Risks and watch points
The bullish case for large caps has policy and macro caveats.
Fiscal path and bond supply. If deficits remain large, real yields could rise. That would pressure equity multiples, especially for long-duration growth stocks.
Antitrust and tech regulation. AI scale advantages rest on data access, cloud dominance, and chip supply. Policy could target bottlenecks in semiconductors, cloud platforms, or app stores. Margin structures could change.
Export controls and tariff shocks. Abrupt rule changes can disrupt semiconductor and cloud supply chains. Flexibility helps, but even large firms can hit hard constraints.
Dollar regime shifts. A sharp dollar rally would weigh on translated earnings and global demand and tighten financial conditions for EM customers.
AI timing. Capex is huge. The revenue ramp from AI agents and copilots is still forming. If monetisation lags buildout, investors may question paybacks and trim multiples.
Power and permitting constraints. Data centre buildouts require massive power, land, and grid upgrades. Delays can shift capex timing and supplier revenues.

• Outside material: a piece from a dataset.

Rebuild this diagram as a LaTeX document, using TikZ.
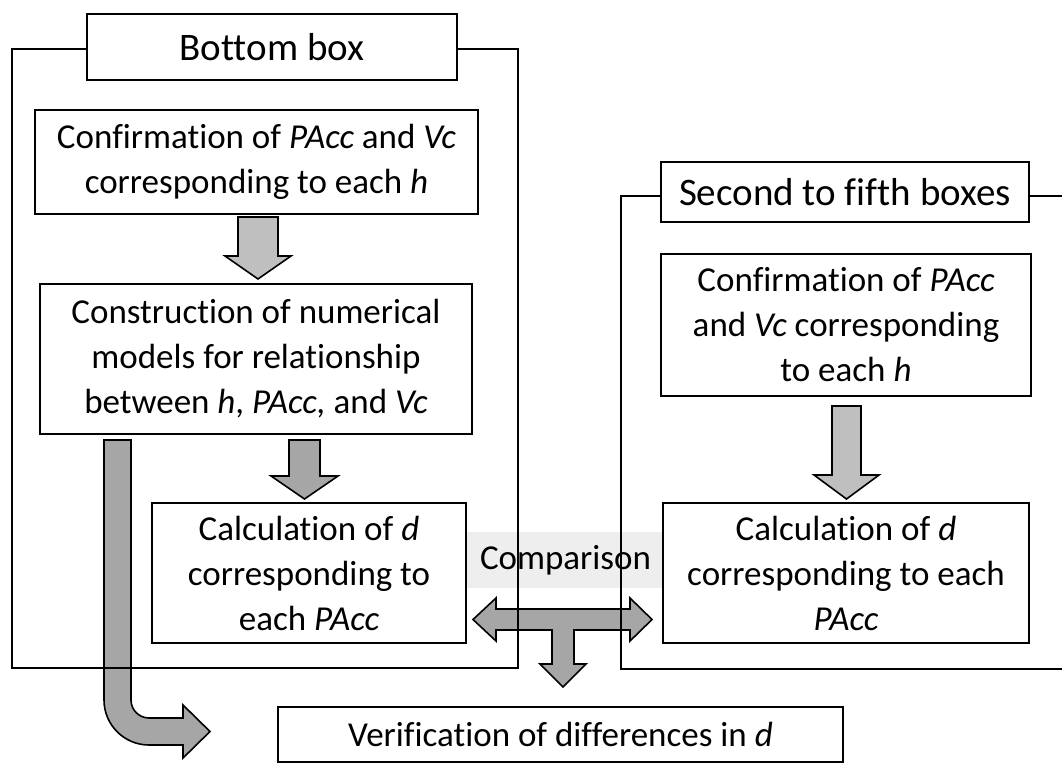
\documentclass[tikz,border=0pt]{standalone}
\usepackage{fontspec}
\setmainfont{Carlito}[Ligatures=NoCommon]
\definecolor{arrowlight}{RGB}{191,191,191}
\definecolor{arrowdark}{RGB}{166,166,166}
\definecolor{labelgray}{RGB}{232,232,232}
\usetikzlibrary{positioning, calc}
\tikzset{
  stepbox/.style={rectangle, draw=black, fill=white, line width=1.6pt, align=center, inner sep=0pt, font=\fontsize{35}{45}\selectfont},
  titlebox/.style={stepbox, line width=2pt, font=\fontsize{39}{45}\selectfont},
  framebox/.style={line width=2pt},
  lightarrow/.style={draw=black, fill=arrowlight, line width=1.6pt, line join=miter},
  darkarrow/.style={draw=black, fill=arrowdark, line width=1.6pt, line join=miter},
  complabel/.style={fill=labelgray, fill opacity=0.75, text opacity=1, inner sep=0pt, font=\fontsize{35}{45}\selectfont}
}

\begin{document}
\begin{tikzpicture}[x=1pt, y=-1pt]
  \useasboundingbox (0,0) rectangle (1062,763);

  % Comparison label (behind the lines)
  \node (comp) [complabel, minimum width=199pt, minimum height=56pt] at (565.5,560) {Comparison};

  % Block arrows
  \draw [lightarrow] (238,217) -- (278,217) -- (278,256) -- (291,256) -- (258,279)
    -- (225,256) -- (238,256) -- cycle;
  \draw [darkarrow] (289,440) -- (320,440) -- (320,476) -- (338,476) -- (304.5,499)
    -- (271,476) -- (289,476) -- cycle;
  \draw [lightarrow] (832,406) -- (861,406) -- (861,475) -- (879,475) -- (846.5,499)
    -- (814,475) -- (832,475) -- cycle;
  % bent arrow to the verification
  \draw [darkarrow] (104,440) -- (131,440) -- (131,700)
    .. controls (131,709.9) and (139.1,718) .. (149,718) -- (183,718) -- (183,705)
    -- (210,731.5) -- (183,758) -- (183,745) -- (149,745)
    .. controls (124.2,745) and (104,724.8) .. (104,700) -- cycle;
  % comparison arrow
  \draw [darkarrow] (473,619.5) -- (496,598) -- (496,609) -- (630,609) -- (630,598)
    -- (652,619.5) -- (630,641) -- (630,630) -- (574,630) -- (574,664) -- (586,664)
    -- (563,687) -- (540,664) -- (552,664) -- (552,630) -- (496,630) -- (496,641) -- cycle;

  % Frames
  \draw [framebox] (87,49) -- (12,49) -- (12,668) -- (518,668) -- (518,49) -- (457,49);
  \draw [framebox] (661,196) -- (621,196) -- (621,669) -- (1070,669);
  \draw [framebox] (1029,196) -- (1070,196);

  % Bottom box
  \node (titleL) [titlebox, minimum width=370pt, minimum height=66pt] at (272,47) {Bottom box};
  \node (confL) [stepbox, minimum width=443pt, minimum height=104pt] at (256.5,162)
    {Confirmation of \textit{PAcc} and \textit{Vc}\\corresponding to each \textit{h}};
  \node (consL) [stepbox, minimum width=432pt, minimum height=150pt] at (256,359)
    {Construction of numerical\\models for relationship\\between \textit{h}, \textit{PAcc,} and \textit{Vc}};
  \node (calcL) [stepbox, minimum width=314pt, minimum height=140pt] at (309,573)
    {Calculation of \textit{d}\\corresponding to\\each \textit{PAcc}};

  % Second to fifth boxes
  \node (titleR) [titlebox, minimum width=368pt, minimum height=60pt] at (845,192) {Second to fifth boxes};
  \node (confR) [stepbox, minimum width=370pt, minimum height=142pt] at (846,325)
    {Confirmation of \textit{PAcc}\\and \textit{Vc} corresponding\\to each \textit{h}};
  \node (calcR) [stepbox, minimum width=366pt, minimum height=140pt] at (846,573)
    {Calculation of \textit{d}\\corresponding to each\\\textit{PAcc}};

  % Verification
  \node (verif) [stepbox, minimum width=565pt, minimum height=55pt] at (560.5,734.5)
    {Verification of differences in \textit{d}};
\end{tikzpicture}
\end{document}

Household saving and credit. If households raise their savings or face tighter credit, the private demand impulse weakens. Profits would then rely more heavily on government deficits and foreign demand.
A final word
The disconnect between the real economy and the stock market is not a bug. It is a feature of modern capitalism and market structure. Equity markets discount the future earnings of a narrow, global set of firms. GDP measures the broad, current output of an entire nation. They rhyme (usually), but they are not the same.
Several forces support listed earnings in the current cycle: foreign profit share, a still-accommodative fiscal stance, and a concentrated AI capex boom.
Risks abound—rates, regulation, trade policy, and power constraints. Do not buy GDP. Buy earnings power, capital allocation skill, and strategic resilience. That is where equity returns come from, which is what the charts tell you.